YOUR OBJECTIVE: Work through the material below and count the lines holding the word "diagram"; give that count and nothing more.

Start RECORDS TO PROCESS

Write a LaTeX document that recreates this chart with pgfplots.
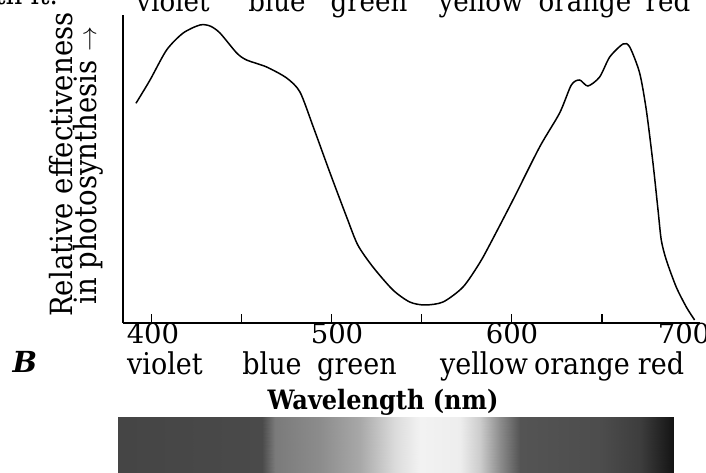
\documentclass[border=0pt]{standalone}
\usepackage{pgfplots}
\pgfplotsset{compat=1.18}
\usepackage{fontspec}
\setmainfont{DejaVu Serif}[FakeStretch=0.9]
\newfontfamily\numfont{DejaVu Serif}
\begin{document}
\begin{tikzpicture}[x=1pt,y=1pt]
\useasboundingbox (0,0) rectangle (706,473);
% main chart
\begin{axis}[at={(123pt,150pt)}, anchor=south west, scale only axis,
  width=577pt, height=308pt,
  xmin=384.2, xmax=704.4, ymin=0, ymax=308,
  axis x line=bottom, axis y line=left,
  axis line style={-, line width=1.4pt, black},
  xtick={400,450,500,550,600,650}, xticklabels={,,,,,},
  ytick=\empty,
  tick align=inside, major tick length=9pt,
  tick style={line width=1.2pt, black},
  clip=false]
\addplot[black, line width=1.5pt, smooth, tension=0.45] coordinates {
(391.4,219.7) (399.2,243) (408.4,273) (417.6,290) (426.9,298) (432.5,297)
(438.0,290) (447.3,270) (452.8,263) (463.9,256) (475.0,245) (482.4,231)
(489.8,196) (499.1,150) (508.3,106) (514.5,78) (522.9,56) (534.0,33)
(543.3,21) (551.6,18) (561.8,21) (572.9,36) (582.1,60) (588.5,81)
(600.6,123) (615.4,176) (626.5,210) (633.0,238) (637.6,243) (642.2,237)
(648.7,246) (654.3,266) (661.7,279) (665.4,276) (670.9,250) (674.6,213)
(678.3,160) (681.1,113) (682.9,83) (685.7,63) (691.2,36) (696.8,16) (701.4,3)
};
\end{axis}
% spectrum bar
\begin{axis}[at={(118pt,0pt)}, anchor=south west, scale only axis,
  width=555pt, height=56pt,
  xmin=118, xmax=673, ymin=0, ymax=1, zmin=-1, zmax=1,
  view={0}{90}, hide axis,
  colormap={bar}{gray(0cm)=(0); gray(1cm)=(1)},
  point meta min=0, point meta max=1]
\addplot3[surf, shader=interp, point meta=explicit] coordinates {
(118,0,0) [0.27] (262,0,0) [0.29] (275,0,0) [0.48] (320,0,0) [0.55] (360,0,0) [0.66] (395,0,0) [0.86] (420,0,0) [0.95] (460,0,0) [0.93] (480,0,0) [0.80] (500,0,0) [0.55] (520,0,0) [0.33] (600,0,0) [0.30] (640,0,0) [0.24] (673,0,0) [0.08]

(118,1,0) [0.27] (262,1,0) [0.29] (275,1,0) [0.48] (320,1,0) [0.55] (360,1,0) [0.66] (395,1,0) [0.86] (420,1,0) [0.95] (460,1,0) [0.93] (480,1,0) [0.80] (500,1,0) [0.55] (520,1,0) [0.33] (600,1,0) [0.30] (640,1,0) [0.24] (673,1,0) [0.08]
};
\end{axis}
% tick labels
\begin{scope}[every node/.style={inner sep=0pt, anchor=base, font=\numfont\fontsize{27.5}{28}\selectfont}]
\node at (153,129) {400};
\node at (337,129) {500};
\node at (512,129) {600};
\node at (684,129) {700};
\end{scope}
% colour words and labels
\begin{scope}[every node/.style={inner sep=0pt, anchor=base, font=\fontsize{30}{32}\selectfont}]
\node at (165,98) {violet};
\node at (272,98) {blue};
\node at (357,98) {green};
\node at (484,98) {yellow};
\node at (582,98) {orange};
\node at (661,98) {red};
\node[font=\fontsize{26.7}{28}\selectfont\bfseries] at (383,63) {Wavelength (nm)};
\end{scope}
% y label
\begin{scope}[every node/.style={inner sep=0pt, rotate=90, anchor=base west, font=\fontsize{30.6}{32}\selectfont}]
\node at (72,156) {Relative effectiveness};
\node at (96,168) {in photosynthesis $\rightarrow$};
\end{scope}
% text of the page above the figure, cut off at the top edge
\begin{scope}[every node/.style={inner sep=0pt, anchor=base, font=\fontsize{29}{30}\selectfont}]
\node at (173,461) {violet};
\node at (277,461) {blue};
\node at (369,461) {green};
\node at (481,461) {yellow};
\node at (585,461) {orange};
\node at (668,461) {red};
\node[anchor=base east] at (58,468) {ed with it.};
\end{scope}
\node[inner sep=0pt, anchor=base, font=\numfont\fontsize{29}{30}\selectfont\bfseries\itshape] at (25,100) {B};
\end{tikzpicture}
\end{document}
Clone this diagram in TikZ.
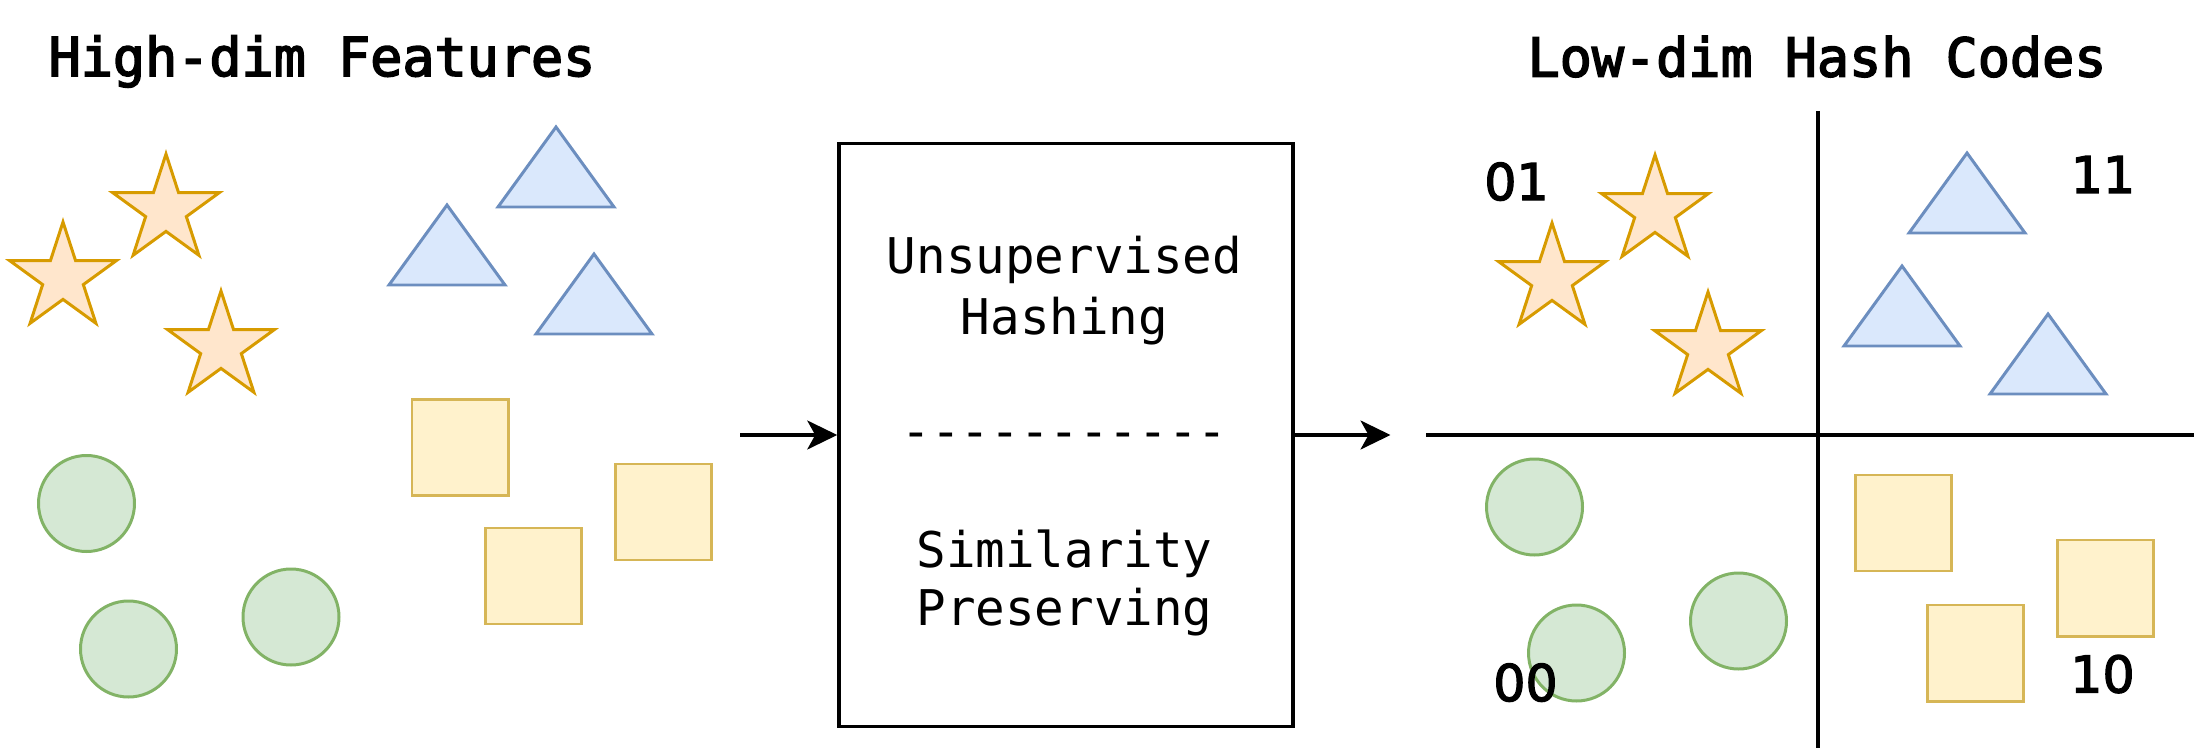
\documentclass[tikz,border=0pt]{standalone}
\usepackage{fontspec}
\setmonofont{DejaVu Sans Mono}
\setsansfont{DejaVu Sans}
\newfontfamily\headfont{DejaVu Sans Mono}[FakeBold=3]
\newfontfamily\codefont{DejaVu Sans}[FakeBold=2.5]
\usepackage{tikz}
\usetikzlibrary{shapes.geometric, arrows.meta, positioning}

\definecolor{starfill}{HTML}{FFE6CC}
\definecolor{stardraw}{HTML}{D79B00}
\definecolor{trifill}{HTML}{DAE8FC}
\definecolor{tridraw}{HTML}{6C8EBF}
\definecolor{sqfill}{HTML}{FFF2CC}
\definecolor{sqdraw}{HTML}{D6B656}
\definecolor{dotfill}{HTML}{D5E8D4}
\definecolor{dotdraw}{HTML}{82B366}

\tikzset{
    starnode/.style={star, star points=5, star point ratio=2.618, minimum size=1.12cm, inner sep=0pt, draw=stardraw, fill=starfill, line width=0.85pt},
    trinode/.style={draw=tridraw, fill=trifill, line width=0.85pt, line join=miter},
    sqnode/.style={rectangle, minimum size=0.96cm, inner sep=0pt, draw=sqdraw, fill=sqfill, line width=0.85pt},
    dotnode/.style={circle, minimum size=0.96cm, inner sep=0pt, draw=dotdraw, fill=dotfill, line width=0.85pt},
    titletext/.style={anchor=base, inner sep=0pt, font=\headfont\fontsize{15.2}{18}\selectfont},
    boxtext/.style={anchor=base, inner sep=0pt, font=\ttfamily\fontsize{14}{17}\selectfont},
    codetext/.style={anchor=base, inner sep=0pt, font=\codefont\fontsize{14.4}{17}\selectfont}
}

\begin{document}
\begin{tikzpicture}[->,>={Stealth[length=0.3cm, width=0.29cm, inset=0.08cm]}]
        \useasboundingbox (0,0) rectangle (21.94,-7.48);

        % high-dim features
        \node at (3.22,-0.76) [titletext] (hf_title) {High-dim Features};

        \node at (0.63,-2.78) [starnode] (hf_star1) {};
        \node at (1.66,-2.10) [starnode] (hf_star2) {};
        \node at (2.21,-3.47) [starnode] (hf_star3) {};

        \draw[-, trinode] (5.56,-1.27) -- ++(0.58,-0.80) -- ++(-1.16,0) -- cycle;
        \draw[-, trinode] (4.47,-2.05) -- ++(0.58,-0.80) -- ++(-1.16,0) -- cycle;
        \draw[-, trinode] (5.94,-2.54) -- ++(0.58,-0.80) -- ++(-1.16,0) -- cycle;

        \node at (4.60,-4.475) [sqnode] (hf_sq1) {};
        \node at (5.33,-5.76) [sqnode] (hf_sq2) {};
        \node at (6.63,-5.12) [sqnode] (hf_sq3) {};

        \node at (0.865,-5.035) [dotnode] (hf_dot1) {};
        \node at (1.285,-6.49) [dotnode] (hf_dot2) {};
        \node at (2.91,-6.17) [dotnode] (hf_dot3) {};

        % hashing block
        \node at (10.66,-4.35) [rectangle, draw, line width=1pt, minimum width=4.54cm, minimum height=5.83cm] (hash) {};
        \node at (10.645,-2.74) [boxtext] (hash_l1) {Unsupervised};
        \node at (10.645,-3.34) [boxtext] (hash_l2) {Hashing};
        \node at (10.645,-4.48) [boxtext] (hash_sep) {-{}-{}-{}-{}-{}-{}-{}-{}-{}-{}-};
        \node at (10.645,-5.67) [boxtext] (hash_l3) {Similarity};
        \node at (10.645,-6.25) [boxtext] (hash_l4) {Preserving};

        \coordinate (in) at (7.40,-4.35);
        \coordinate (out) at (13.905,-4.35);
        \draw[line width=0.9pt] (in) -- (hash.west);
        \draw[line width=0.9pt] (hash.east) -- (out);

        % low-dim hash codes
        \node at (18.17,-0.765) [titletext] (hc_title) {Low-dim Hash Codes};

        \coordinate (axis_top) at (18.18,-1.11);
        \coordinate (axis_bottom) at (18.18,-7.48);
        \coordinate (axis_left) at (14.26,-4.35);
        \coordinate (axis_right) at (21.94,-4.35);
        \draw[-, line width=0.9pt] (axis_top) -- (axis_bottom);
        \draw[-, line width=0.9pt] (axis_left) -- (axis_right);

        \node at (15.52,-2.79) [starnode] (hc_star1) {};
        \node at (16.55,-2.11) [starnode] (hc_star2) {};
        \node at (17.08,-3.48) [starnode] (hc_star3) {};

        \draw[-, trinode] (19.67,-1.53) -- ++(0.58,-0.80) -- ++(-1.16,0) -- cycle;
        \draw[-, trinode] (19.02,-2.66) -- ++(0.58,-0.80) -- ++(-1.16,0) -- cycle;
        \draw[-, trinode] (20.48,-3.14) -- ++(0.58,-0.80) -- ++(-1.16,0) -- cycle;

        \node at (19.03,-5.23) [sqnode] (hc_sq1) {};
        \node at (19.75,-6.53) [sqnode] (hc_sq2) {};
        \node at (21.05,-5.88) [sqnode] (hc_sq3) {};

        \node at (15.345,-5.07) [dotnode] (hc_dot1) {};
        \node at (15.765,-6.53) [dotnode] (hc_dot2) {};
        \node at (17.385,-6.21) [dotnode] (hc_dot3) {};

        \node at (15.165,-2.00) [codetext] (code_01) {01};
        \node at (21.03,-1.93) [codetext] (code_11) {11};
        \node at (15.255,-7.01) [codetext] (code_00) {00};
        \node at (21.025,-6.925) [codetext] (code_10) {10};

    \end{tikzpicture}
\end{document}
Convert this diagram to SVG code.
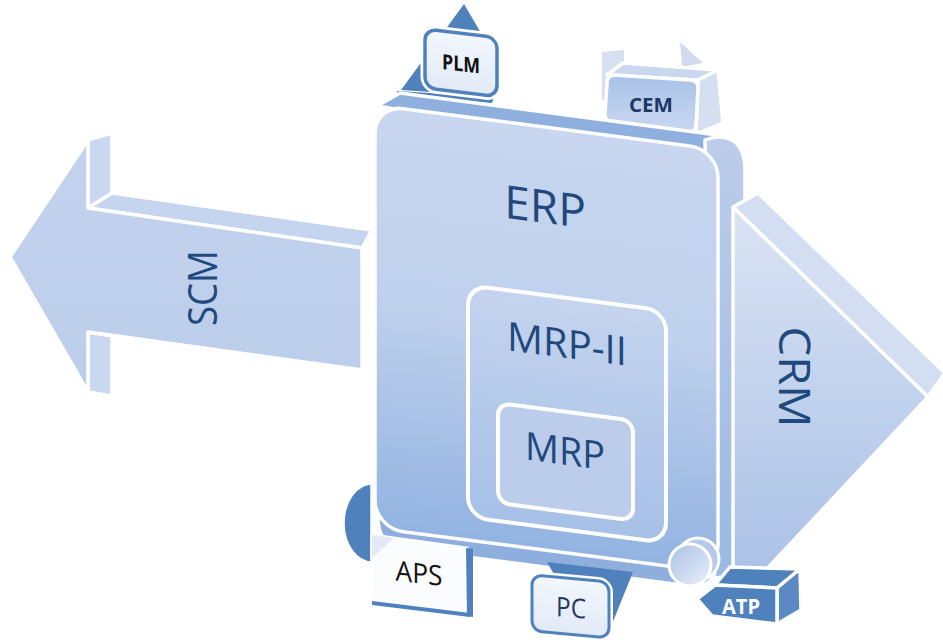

End RECORDS TO PROCESS

EXPECTED OUTPUT: 2